→ RECORDED INFORMATION:
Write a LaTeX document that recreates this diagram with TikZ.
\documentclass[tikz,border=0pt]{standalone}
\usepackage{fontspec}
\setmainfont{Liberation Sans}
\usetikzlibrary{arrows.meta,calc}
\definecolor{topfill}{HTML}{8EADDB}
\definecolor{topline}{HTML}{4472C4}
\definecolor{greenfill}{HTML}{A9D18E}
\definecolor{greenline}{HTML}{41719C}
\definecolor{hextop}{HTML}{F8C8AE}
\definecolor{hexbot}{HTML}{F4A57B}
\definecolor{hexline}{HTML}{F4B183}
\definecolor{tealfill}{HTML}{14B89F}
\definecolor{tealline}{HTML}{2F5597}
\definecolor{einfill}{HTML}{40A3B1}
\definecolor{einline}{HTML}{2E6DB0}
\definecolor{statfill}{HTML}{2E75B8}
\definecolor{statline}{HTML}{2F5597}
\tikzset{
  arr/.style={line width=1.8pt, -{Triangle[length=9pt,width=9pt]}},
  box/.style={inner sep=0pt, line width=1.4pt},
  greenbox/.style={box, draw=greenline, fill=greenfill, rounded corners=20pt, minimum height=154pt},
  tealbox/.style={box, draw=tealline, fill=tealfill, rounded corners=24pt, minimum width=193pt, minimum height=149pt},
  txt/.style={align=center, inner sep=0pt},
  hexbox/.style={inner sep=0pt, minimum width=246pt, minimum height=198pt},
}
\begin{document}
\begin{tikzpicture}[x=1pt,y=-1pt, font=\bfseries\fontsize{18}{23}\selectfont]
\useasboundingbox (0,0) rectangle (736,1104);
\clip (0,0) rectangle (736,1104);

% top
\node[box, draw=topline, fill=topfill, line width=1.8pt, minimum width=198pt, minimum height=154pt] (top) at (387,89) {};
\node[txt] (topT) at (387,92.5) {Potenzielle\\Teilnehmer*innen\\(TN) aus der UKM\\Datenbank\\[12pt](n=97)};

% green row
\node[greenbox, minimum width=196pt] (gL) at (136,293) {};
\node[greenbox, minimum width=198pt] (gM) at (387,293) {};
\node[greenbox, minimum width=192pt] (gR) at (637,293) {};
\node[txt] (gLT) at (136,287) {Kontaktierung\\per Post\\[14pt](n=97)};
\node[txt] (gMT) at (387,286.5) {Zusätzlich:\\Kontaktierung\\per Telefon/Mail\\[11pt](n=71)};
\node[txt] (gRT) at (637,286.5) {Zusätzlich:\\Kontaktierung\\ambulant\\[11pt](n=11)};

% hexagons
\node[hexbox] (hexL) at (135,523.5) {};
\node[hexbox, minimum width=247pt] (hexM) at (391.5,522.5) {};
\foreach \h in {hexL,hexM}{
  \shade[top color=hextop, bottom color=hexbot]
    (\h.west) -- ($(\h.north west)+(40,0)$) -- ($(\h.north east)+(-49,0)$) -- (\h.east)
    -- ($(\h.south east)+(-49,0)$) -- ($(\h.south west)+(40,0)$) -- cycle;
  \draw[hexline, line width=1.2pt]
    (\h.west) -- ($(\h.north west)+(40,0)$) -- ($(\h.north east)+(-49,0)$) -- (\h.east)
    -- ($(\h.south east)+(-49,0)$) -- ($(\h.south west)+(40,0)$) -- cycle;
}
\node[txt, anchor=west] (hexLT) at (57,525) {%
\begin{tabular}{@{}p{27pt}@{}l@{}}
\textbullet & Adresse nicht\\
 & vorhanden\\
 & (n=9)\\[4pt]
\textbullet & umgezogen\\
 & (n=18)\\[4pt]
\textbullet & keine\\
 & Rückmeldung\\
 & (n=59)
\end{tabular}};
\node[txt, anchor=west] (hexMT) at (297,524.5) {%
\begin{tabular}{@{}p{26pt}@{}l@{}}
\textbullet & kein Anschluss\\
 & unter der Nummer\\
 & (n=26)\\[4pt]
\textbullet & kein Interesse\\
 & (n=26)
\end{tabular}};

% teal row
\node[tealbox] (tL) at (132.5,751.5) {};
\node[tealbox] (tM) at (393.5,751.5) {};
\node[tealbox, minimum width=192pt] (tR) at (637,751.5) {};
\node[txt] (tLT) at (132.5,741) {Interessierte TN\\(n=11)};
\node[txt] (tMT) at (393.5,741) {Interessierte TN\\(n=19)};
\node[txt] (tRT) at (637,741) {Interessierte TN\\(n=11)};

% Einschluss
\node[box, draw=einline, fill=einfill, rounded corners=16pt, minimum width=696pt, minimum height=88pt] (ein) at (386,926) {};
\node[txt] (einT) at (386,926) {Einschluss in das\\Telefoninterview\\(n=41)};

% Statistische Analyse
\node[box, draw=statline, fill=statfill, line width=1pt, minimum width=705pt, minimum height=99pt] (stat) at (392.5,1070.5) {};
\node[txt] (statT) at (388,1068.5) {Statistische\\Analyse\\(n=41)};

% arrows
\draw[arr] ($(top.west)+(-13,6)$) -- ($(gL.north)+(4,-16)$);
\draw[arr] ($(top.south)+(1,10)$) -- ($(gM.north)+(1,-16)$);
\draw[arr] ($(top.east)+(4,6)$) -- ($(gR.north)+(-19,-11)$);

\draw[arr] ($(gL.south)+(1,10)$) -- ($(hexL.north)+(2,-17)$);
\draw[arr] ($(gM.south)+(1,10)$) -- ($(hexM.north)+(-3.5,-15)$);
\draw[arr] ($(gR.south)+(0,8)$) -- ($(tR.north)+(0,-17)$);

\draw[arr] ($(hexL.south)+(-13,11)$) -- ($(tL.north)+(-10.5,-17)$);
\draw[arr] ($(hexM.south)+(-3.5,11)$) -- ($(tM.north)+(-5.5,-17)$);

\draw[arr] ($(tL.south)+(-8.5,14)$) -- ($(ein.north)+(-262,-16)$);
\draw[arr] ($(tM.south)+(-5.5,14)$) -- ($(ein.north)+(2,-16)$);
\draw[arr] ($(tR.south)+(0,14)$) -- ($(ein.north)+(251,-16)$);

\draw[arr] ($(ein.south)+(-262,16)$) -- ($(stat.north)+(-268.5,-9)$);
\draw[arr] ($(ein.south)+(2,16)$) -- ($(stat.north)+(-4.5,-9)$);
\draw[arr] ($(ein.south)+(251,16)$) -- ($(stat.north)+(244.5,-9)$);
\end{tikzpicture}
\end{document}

→ BRIEF:
Retype the listing. Match it exactly.

→ THE ANSWER:
Write a LaTeX document that recreates this diagram with TikZ.
\documentclass[tikz,border=0pt]{standalone}
\usepackage{fontspec}
\setmainfont{Liberation Sans}
\usetikzlibrary{arrows.meta,calc}
\definecolor{topfill}{HTML}{8EADDB}
\definecolor{topline}{HTML}{4472C4}
\definecolor{greenfill}{HTML}{A9D18E}
\definecolor{greenline}{HTML}{41719C}
\definecolor{hextop}{HTML}{F8C8AE}
\definecolor{hexbot}{HTML}{F4A57B}
\definecolor{hexline}{HTML}{F4B183}
\definecolor{tealfill}{HTML}{14B89F}
\definecolor{tealline}{HTML}{2F5597}
\definecolor{einfill}{HTML}{40A3B1}
\definecolor{einline}{HTML}{2E6DB0}
\definecolor{statfill}{HTML}{2E75B8}
\definecolor{statline}{HTML}{2F5597}
\tikzset{
  arr/.style={line width=1.8pt, -{Triangle[length=9pt,width=9pt]}},
  box/.style={inner sep=0pt, line width=1.4pt},
  greenbox/.style={box, draw=greenline, fill=greenfill, rounded corners=20pt, minimum height=154pt},
  tealbox/.style={box, draw=tealline, fill=tealfill, rounded corners=24pt, minimum width=193pt, minimum height=149pt},
  txt/.style={align=center, inner sep=0pt},
  hexbox/.style={inner sep=0pt, minimum width=246pt, minimum height=198pt},
}
\begin{document}
\begin{tikzpicture}[x=1pt,y=-1pt, font=\bfseries\fontsize{18}{23}\selectfont]
\useasboundingbox (0,0) rectangle (736,1104);
\clip (0,0) rectangle (736,1104);

% top
\node[box, draw=topline, fill=topfill, line width=1.8pt, minimum width=198pt, minimum height=154pt] (top) at (387,89) {};
\node[txt] (topT) at (387,92.5) {Potenzielle\\Teilnehmer*innen\\(TN) aus der UKM\\Datenbank\\[12pt](n=97)};

% green row
\node[greenbox, minimum width=196pt] (gL) at (136,293) {};
\node[greenbox, minimum width=198pt] (gM) at (387,293) {};
\node[greenbox, minimum width=192pt] (gR) at (637,293) {};
\node[txt] (gLT) at (136,287) {Kontaktierung\\per Post\\[14pt](n=97)};
\node[txt] (gMT) at (387,286.5) {Zusätzlich:\\Kontaktierung\\per Telefon/Mail\\[11pt](n=71)};
\node[txt] (gRT) at (637,286.5) {Zusätzlich:\\Kontaktierung\\ambulant\\[11pt](n=11)};

% hexagons
\node[hexbox] (hexL) at (135,523.5) {};
\node[hexbox, minimum width=247pt] (hexM) at (391.5,522.5) {};
\foreach \h in {hexL,hexM}{
  \shade[top color=hextop, bottom color=hexbot]
    (\h.west) -- ($(\h.north west)+(40,0)$) -- ($(\h.north east)+(-49,0)$) -- (\h.east)
    -- ($(\h.south east)+(-49,0)$) -- ($(\h.south west)+(40,0)$) -- cycle;
  \draw[hexline, line width=1.2pt]
    (\h.west) -- ($(\h.north west)+(40,0)$) -- ($(\h.north east)+(-49,0)$) -- (\h.east)
    -- ($(\h.south east)+(-49,0)$) -- ($(\h.south west)+(40,0)$) -- cycle;
}
\node[txt, anchor=west] (hexLT) at (57,525) {%
\begin{tabular}{@{}p{27pt}@{}l@{}}
\textbullet & Adresse nicht\\
 & vorhanden\\
 & (n=9)\\[4pt]
\textbullet & umgezogen\\
 & (n=18)\\[4pt]
\textbullet & keine\\
 & Rückmeldung\\
 & (n=59)
\end{tabular}};
\node[txt, anchor=west] (hexMT) at (297,524.5) {%
\begin{tabular}{@{}p{26pt}@{}l@{}}
\textbullet & kein Anschluss\\
 & unter der Nummer\\
 & (n=26)\\[4pt]
\textbullet & kein Interesse\\
 & (n=26)
\end{tabular}};

% teal row
\node[tealbox] (tL) at (132.5,751.5) {};
\node[tealbox] (tM) at (393.5,751.5) {};
\node[tealbox, minimum width=192pt] (tR) at (637,751.5) {};
\node[txt] (tLT) at (132.5,741) {Interessierte TN\\(n=11)};
\node[txt] (tMT) at (393.5,741) {Interessierte TN\\(n=19)};
\node[txt] (tRT) at (637,741) {Interessierte TN\\(n=11)};

% Einschluss
\node[box, draw=einline, fill=einfill, rounded corners=16pt, minimum width=696pt, minimum height=88pt] (ein) at (386,926) {};
\node[txt] (einT) at (386,926) {Einschluss in das\\Telefoninterview\\(n=41)};

% Statistische Analyse
\node[box, draw=statline, fill=statfill, line width=1pt, minimum width=705pt, minimum height=99pt] (stat) at (392.5,1070.5) {};
\node[txt] (statT) at (388,1068.5) {Statistische\\Analyse\\(n=41)};

% arrows
\draw[arr] ($(top.west)+(-13,6)$) -- ($(gL.north)+(4,-16)$);
\draw[arr] ($(top.south)+(1,10)$) -- ($(gM.north)+(1,-16)$);
\draw[arr] ($(top.east)+(4,6)$) -- ($(gR.north)+(-19,-11)$);

\draw[arr] ($(gL.south)+(1,10)$) -- ($(hexL.north)+(2,-17)$);
\draw[arr] ($(gM.south)+(1,10)$) -- ($(hexM.north)+(-3.5,-15)$);
\draw[arr] ($(gR.south)+(0,8)$) -- ($(tR.north)+(0,-17)$);

\draw[arr] ($(hexL.south)+(-13,11)$) -- ($(tL.north)+(-10.5,-17)$);
\draw[arr] ($(hexM.south)+(-3.5,11)$) -- ($(tM.north)+(-5.5,-17)$);

\draw[arr] ($(tL.south)+(-8.5,14)$) -- ($(ein.north)+(-262,-16)$);
\draw[arr] ($(tM.south)+(-5.5,14)$) -- ($(ein.north)+(2,-16)$);
\draw[arr] ($(tR.south)+(0,14)$) -- ($(ein.north)+(251,-16)$);

\draw[arr] ($(ein.south)+(-262,16)$) -- ($(stat.north)+(-268.5,-9)$);
\draw[arr] ($(ein.south)+(2,16)$) -- ($(stat.north)+(-4.5,-9)$);
\draw[arr] ($(ein.south)+(251,16)$) -- ($(stat.north)+(244.5,-9)$);
\end{tikzpicture}
\end{document}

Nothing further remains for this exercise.